There are several very large Sweet Chestnut (Castanea sativa) in Colquite wood and a number of younger seedlings on both sides of the river. It is believed that Sweet Chestnut was first introduced to Britain from southern Europe by the Romans. There are written references from the twelfth century so it has certainly been here a long time, and in southern Britain behaves very much like a native species. It produces fine, durable timber similar to oak but generally grows 10 – 20 % faster. The Chestnuts at Stara probably originate from Duchy planting in the late nineteenth century when it was much favoured over slower growing oak.

Leaves and developing chestnuts Seed production is sporadic and needs a warm summer to produce edible nuts, and this year looks promising. (Anne’s note – the squirrels usually get the bulk of them!!)

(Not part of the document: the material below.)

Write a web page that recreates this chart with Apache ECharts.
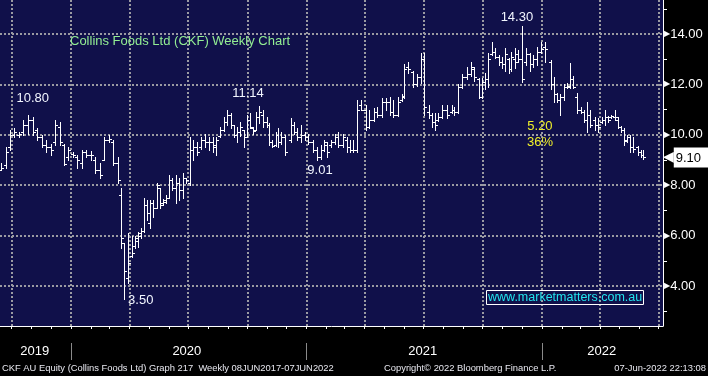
<!DOCTYPE html>
<html>
<head>
<meta charset="utf-8">
<title>Collins Foods Ltd (CKF) Weekly Chart</title>
<script src="https://cdn.jsdelivr.net/npm/echarts@6/dist/echarts.min.js"></script>
<style>
  html, body { margin: 0; padding: 0; background: #000; }
  #main { width: 708px; height: 376px; }
</style>
</head>
<body>
<div id="main"></div>
<script>
// bar dates, as days counted from 2020-01-01
var dayOffsets = [-109,-100,-95,-88,-81,-74,-67,-59,-53,-45,-39,-31,-25,-17,-11,-5,3,9,17,23,31,37,45,51,59,65,73,78,82,88,
  95,99,104,109,113,118,123,127,133,138,143,147,152,157,163,168,174,178,185,189,196,202,208,214,220,225,231,237,242,248,
  253,258,262,268,273,278,282,287,292,298,304,307,312,318,321,326,332,341,346,351,357,363,368,376,382,388,393,397,404,410,
  414,422,428,433,438,444,450,458,462,470,475,483,489,495,500,508,514,517,523,531,537,543,548,556,560,565,570,576,584,591,
  594,601,607,615,621,625,633,638,643,647,653,658,664,669,674,680,683,689,694,700,706,712,717,723,729,736,745,750,754,759,
  765,770,774,779,785,792,796,801,805,813,818,824,829,833,838,844,849,854,858,863,868,872,880,885,888];
var opens = [8.6,8.8,9.5,10.0,10.0,10.1,10.4,10.6,10.2,9.9,9.6,9.5,9.7,10.3,9.6,9.1,9.25,9.1,8.9,9.3,9.2,9.0,8.6,9.0,9.8,9.7,8.9,7.6,5.7,4.3,
  5.2,5.6,5.8,6.0,6.2,7.2,6.5,7.3,7.1,7.9,7.3,7.35,7.5,8.2,7.9,8.1,7.8,8.3,8.1,9.4,9.5,9.5,9.8,9.7,9.7,9.5,9.95,10.2,10.5,10.8,
  10.4,10.0,10.1,10.2,9.9,10.6,10.25,10.2,10.7,10.8,10.5,10.4,9.7,9.6,10.0,9.7,9.9,9.8,10.4,10.1,9.9,10.0,9.9,9.7,9.4,9.1,9.4,9.6,9.6,9.7,
  9.9,9.6,9.8,9.5,9.4,9.4,11.2,11.0,10.3,10.6,10.9,10.8,11.3,11.3,10.9,10.8,11.4,11.5,12.7,12.5,12.0,12.3,13.0,10.9,10.8,10.5,10.6,10.7,11.0,10.9,
  11.0,10.9,11.9,12.3,12.4,12.6,12.2,11.5,12.1,12.2,13.2,13.3,13.1,12.9,12.8,13.0,12.6,13.0,13.2,13.0,12.9,13.2,12.8,13.0,13.3,13.5,12.9,12.0,11.6,11.4,
  11.5,11.9,11.9,12.2,11.5,11.0,10.9,10.6,10.8,10.6,10.4,10.5,10.6,10.7,10.7,10.7,10.6,10.3,10.2,9.8,9.9,9.5,9.5,9.3,9.2];
var highs = [8.9,9.5,10.2,10.25,10.1,10.6,10.8,10.7,10.25,10.0,9.8,9.65,10.6,10.5,9.65,9.5,9.3,9.2,9.4,9.4,9.35,9.1,8.9,9.9,10.0,9.8,9.1,7.9,5.7,6.1,
  6.0,6.0,6.15,6.3,7.5,7.4,7.4,7.4,8.1,7.9,7.45,7.6,8.4,8.3,8.4,8.3,8.5,8.3,9.9,9.8,9.7,9.9,10.05,9.9,9.9,9.9,10.3,10.7,10.98,10.85,
  10.4,10.3,10.5,10.2,10.8,10.85,10.3,10.9,11.14,10.98,10.7,10.45,9.8,10.1,10.25,10.1,10.0,10.65,10.5,10.25,10.4,10.1,10.05,9.8,9.5,9.6,9.8,9.7,9.8,10.05,
  10.1,10.05,9.9,9.8,9.8,11.4,11.4,11.2,11.0,11.05,11.1,11.45,11.45,11.5,11.4,11.5,11.6,12.8,12.9,12.55,12.4,13.25,13.25,11.2,10.85,10.85,10.85,11.2,11.2,11.2,
  11.1,12.0,12.4,12.7,12.9,12.7,12.25,12.25,12.45,13.25,13.7,13.45,13.15,13.1,13.45,13.05,13.3,13.45,13.35,14.3,13.45,13.25,13.15,13.5,13.7,13.7,12.95,12.3,11.65,11.6,
  12.0,12.05,12.85,12.35,11.65,11.1,11.0,11.3,11.0,10.7,10.65,10.7,11.0,10.75,10.8,10.98,10.7,10.35,10.25,10.0,10.0,9.9,9.55,9.4,9.4];
var lows = [8.6,8.7,9.4,9.9,9.9,10.0,10.05,10.0,9.8,9.5,9.3,9.2,9.6,9.6,8.8,9.0,9.1,8.7,8.7,9.1,9.0,8.5,8.3,9.0,9.7,8.8,8.1,5.5,3.5,4.1,
  5.15,5.5,5.55,5.9,6.15,6.6,6.3,6.75,7.1,7.1,7.2,7.3,7.5,7.8,7.3,7.4,7.5,8.1,8.0,9.0,9.2,9.45,9.5,9.4,9.3,9.2,9.9,10.15,10.4,10.25,
  9.9,9.7,9.95,9.5,9.9,10.25,10.05,10.2,10.45,10.3,10.3,9.6,9.5,9.55,9.5,9.65,9.2,9.7,10.05,9.8,9.7,9.8,9.65,9.3,9.01,9.05,9.35,9.1,9.5,9.65,
  9.5,9.5,9.3,9.3,9.3,9.3,11.0,10.2,10.25,10.55,10.7,10.7,10.98,10.8,10.7,10.75,11.35,11.45,12.45,11.9,11.95,12.05,10.8,10.65,10.3,10.2,10.55,10.65,10.65,10.85,
  10.8,10.85,11.85,12.2,12.35,12.15,11.45,11.45,11.8,11.9,13.15,13.05,12.75,12.65,12.55,12.45,12.55,12.65,12.9,12.1,12.75,12.55,12.7,12.75,13.25,12.9,11.8,11.3,11.3,10.8,
  11.4,11.85,11.85,11.85,10.85,10.85,10.5,10.1,10.3,10.2,10.1,10.45,10.4,10.5,10.65,10.6,10.25,10.1,9.6,9.7,9.3,9.3,9.2,9.1,9.05];
var closes = [8.7,9.3,10.0,10.1,10.05,10.4,10.6,10.1,9.9,9.6,9.5,9.4,10.4,9.7,8.85,9.4,9.2,9.0,9.3,9.2,9.2,8.6,8.4,9.8,9.85,8.9,8.2,5.9,4.6,4.9,
  5.3,5.9,6.1,6.2,7.2,6.9,7.3,7.1,8.0,7.2,7.4,7.5,8.2,7.9,8.1,7.8,8.3,8.2,9.4,9.5,9.3,9.8,9.7,9.7,9.6,9.8,10.2,10.5,10.8,10.4,
  10.0,10.1,10.3,9.9,10.6,10.3,10.15,10.7,10.9,10.5,10.4,9.7,9.55,10.0,9.7,9.9,9.3,10.4,10.1,9.9,10.0,9.9,9.7,9.4,9.1,9.4,9.7,9.3,9.7,9.9,
  9.6,9.9,9.5,9.4,9.4,11.0,11.0,10.3,10.6,10.9,10.8,11.3,11.3,10.9,10.8,11.3,11.55,12.6,12.6,12.0,12.3,13.0,11.1,10.8,10.5,10.4,10.7,11.0,10.8,11.0,
  10.9,11.9,12.3,12.4,12.7,12.3,11.5,12.1,12.2,13.0,13.3,13.1,12.9,12.8,13.2,12.6,13.1,12.9,13.0,12.2,13.2,12.8,13.0,13.3,13.4,13.4,12.0,11.6,11.4,11.5,
  11.9,11.95,12.2,11.9,11.0,10.9,10.6,10.8,10.4,10.4,10.3,10.6,10.7,10.6,10.75,10.7,10.3,10.2,9.75,9.9,9.5,9.45,9.3,9.2,9.1];

// axis marks
var yTicks = [4, 6, 8, 10, 12, 14];
var yMinorTicks = [3, 5, 7, 9, 11, 13, 15];
var quarterLines = ['2019-10-01','2020-01-01','2020-04-01','2020-07-01','2020-10-01','2021-01-01',
  '2021-04-01','2021-07-01','2021-10-01','2022-01-01','2022-04-01','2022-07-01'];
var yearStarts = ['2020-01-01', '2021-01-01', '2022-01-01'];
var yearLabelDates = ['2019-11-06', '2020-06-29', '2021-06-30', '2022-04-04'];

// annotations: [days from 2020-01-01, price, text]
var notes = [[-67, 10.80, '10.80'], [292, 11.14, '11.14'], [382, 9.01, '9.01'], [82, 3.50, '3.50'], [700, 14.30, '14.30']];
var noteOffsets = [[5, -16], [-11, -13], [3, 11], [17, 2], [-5, -9]];
var lastPrice = 9.10;

var DAY = 86400000;
var base = Date.UTC(2020, 0, 1);
function dayTs(d) { return base + d * DAY; }
function dateTs(s) { var p = s.split('-'); return Date.UTC(+p[0], +p[1] - 1, +p[2]); }

var bars = [];
for (var i = 0; i < dayOffsets.length; i++) {
    bars.push([dayTs(dayOffsets[i]), opens[i], highs[i], lows[i], closes[i]]);
}

var monthTicks = [];
for (var y = 2019; y <= 2022; y++) {
    for (var m = 0; m < 12; m++) {
        var t = Date.UTC(y, m, 1);
        if (t >= Date.UTC(2019, 9, 1) && t <= Date.UTC(2022, 6, 1)) monthTicks.push(t);
    }
}

var xMin = Date.UTC(2019, 8, 13);
var xMax = Date.UTC(2022, 6, 8);
var FONT = '"Liberation Sans", Arial, sans-serif';
var FOOT = '9.4px "Liberation Sans", Arial, sans-serif';

function renderBar(params, api) {
    var hi = api.coord([api.value(0), api.value(2)]);
    var lo = api.coord([api.value(0), api.value(3)]);
    var op = api.coord([api.value(0), api.value(1)]);
    var cl = api.coord([api.value(0), api.value(4)]);
    var px = Math.round(hi[0]) + 0.5;
    var oy = Math.round(op[1]) + 0.5;
    var cy = Math.round(cl[1]) + 0.5;
    var st = { stroke: '#ffffff', lineWidth: 1 };
    return {
        type: 'group',
        children: [
            { type: 'line', shape: { x1: px, y1: Math.round(hi[1]), x2: px, y2: Math.round(lo[1]) + 1 }, style: st },
            { type: 'line', shape: { x1: px - 2.5, y1: oy, x2: px, y2: oy }, style: st },
            { type: 'line', shape: { x1: px, y1: cy, x2: px + 2.5, y2: cy }, style: st }
        ]
    };
}

var gridLineStyle = { color: '#9a9aa2', type: [2, 2], width: 2 };
var markLines = [];
yTicks.forEach(function (v) { markLines.push({ yAxis: v, lineStyle: gridLineStyle }); });
quarterLines.forEach(function (d) { markLines.push({ xAxis: dateTs(d), lineStyle: gridLineStyle }); });

var markPoints = notes.map(function (n, k) {
    return {
        coord: [dayTs(n[0]), n[1]],
        label: { show: true, formatter: n[2], offset: noteOffsets[k], color: '#f2f6ff', fontSize: 13, fontFamily: FONT }
    };
});
markPoints.push({
    coord: [dayTs(728), 10.0],
    label: { show: true, formatter: '5.20\n36%', color: '#f0f02a', fontSize: 13, lineHeight: 16, fontFamily: FONT, align: 'center' }
});

var chart = echarts.init(document.getElementById('main'));
chart.setOption({
    animation: false,
    backgroundColor: '#000000',
    title: [{
        text: 'Collins Foods Ltd (CKF) Weekly Chart',
        left: 70, top: 35, padding: 0,
        textStyle: { color: '#93ee93', fontSize: 13, fontWeight: 'normal', fontFamily: FONT }
    }, {
        text: 'www.marketmatters.com.au',
        left: 486, top: 290, padding: [1, 2, 1, 2],
        borderColor: '#ffffff', borderWidth: 1,
        textStyle: { color: '#22e4ee', fontSize: 12.5, fontWeight: 'normal', fontFamily: FONT }
    }],
    grid: { left: 0, right: 45, top: 0, bottom: 50, show: true, backgroundColor: '#10104a', borderWidth: 0 },
    xAxis: [{
        type: 'value',
        min: xMin,
        max: xMax,
        axisLine: { lineStyle: { color: '#ffffff', width: 1 } },
        axisTick: { show: true, customValues: monthTicks, length: 3, lineStyle: { color: '#ffffff' } },
        splitLine: { show: false },
        axisLabel: {
            customValues: yearLabelDates.map(dateTs),
            margin: 19, color: '#ffffff', fontSize: 13, fontFamily: FONT,
            formatter: function (v) { return String(new Date(v).getUTCFullYear()); }
        }
    }, {
        type: 'value',
        position: 'bottom',
        offset: 17,
        min: xMin,
        max: xMax,
        axisLine: { show: false },
        axisTick: { show: true, customValues: yearStarts.map(dateTs), length: 17, lineStyle: { color: '#8a8a8a' } },
        axisLabel: { show: false },
        splitLine: { show: false }
    }],
    yAxis: {
        type: 'value',
        position: 'right',
        min: 2.413,
        max: 15.349,
        axisLine: { show: true, lineStyle: { color: '#ffffff', width: 1 } },
        axisTick: { show: true, inside: false, customValues: yMinorTicks, length: 4, lineStyle: { color: '#ffffff' } },
        splitLine: { show: false },
        axisLabel: {
            customValues: yTicks,
            margin: 1,
            formatter: function (v) { return '{t|\u25B6}{v|' + v.toFixed(2) + '}'; },
            rich: {
                t: { fontSize: 8, color: '#ffffff', fontFamily: '"DejaVu Sans"' },
                v: { fontSize: 13, color: '#ffffff', fontFamily: FONT }
            }
        }
    },
    graphic: [
        { type: 'text', left: 2, top: 364, style: { text: 'CKF AU Equity (Collins Foods Ltd) Graph 217  Weekly 08JUN2017-07JUN2022', fill: '#e8e8f0', font: FOOT } },
        { type: 'text', left: 384, top: 364, style: { text: 'Copyright\u00A9 2022 Bloomberg Finance L.P.', fill: '#e8e8f0', font: FOOT } },
        { type: 'text', right: 2, top: 364, style: { text: '07-Jun-2022 22:13:08', fill: '#e8e8f0', font: FOOT } }
    ],
    series: [{
        name: 'CKF',
        type: 'custom',
        renderItem: renderBar,
        encode: { x: 0, y: [1, 2, 3, 4] },
        data: bars,
        z: 3,
        markLine: {
            z: 1,
            silent: true,
            symbol: 'none',
            label: { show: false },
            data: markLines
        },
        markPoint: {
            symbol: 'circle',
            symbolSize: 0,
            silent: true,
            data: markPoints
        }
    }, {
        // last price tag on the right axis
        name: 'last',
        type: 'custom',
        renderItem: function () { return { type: 'group', children: [] }; },
        data: [[xMax, lastPrice]],
        encode: { x: 0, y: 1 },
        markLine: {
            z: 6,
            silent: true,
            symbol: 'none',
            lineStyle: { color: 'rgba(0,0,0,0)', width: 0 },
            label: {
                show: true,
                position: 'end',
                distance: 0,
                formatter: '{a|\u25C0}{b|' + lastPrice.toFixed(2) + '}',
                rich: {
                    a: { color: '#ffffff', fontSize: 14, fontFamily: '"DejaVu Sans"' },
                    b: { color: '#000000', backgroundColor: '#ffffff', fontSize: 13, fontFamily: FONT, padding: [4, 8, 3, 2] }
                }
            },
            data: [{ yAxis: lastPrice }]
        }
    }]
});
</script>
</body>
</html>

Currently Sweet Chestnut seems to be prone to a number of plant pathogens which have found their way into the UK in recent years. Locally, Chestnut Blight, which is affecting the bark on many trees, and Phytophthora ramorum, which has already been a problem on larch trees in Stara. Both these diseases can kill trees within a few years. The Chestnut tree which has recently fallen into the river appeared healthy and may simply have grown too quickly in the hot spring weather, becoming top heavy. It was certainly growing on very thin soil.

Meanwhile I look at the remaining chestnuts at least once a year for symptoms of dieback or bark necrosis, but please let me know if you notice anything that may suggest disease so we can deal with it as soon as possible. There are some magnificent large Chestnuts which we would hate to lose.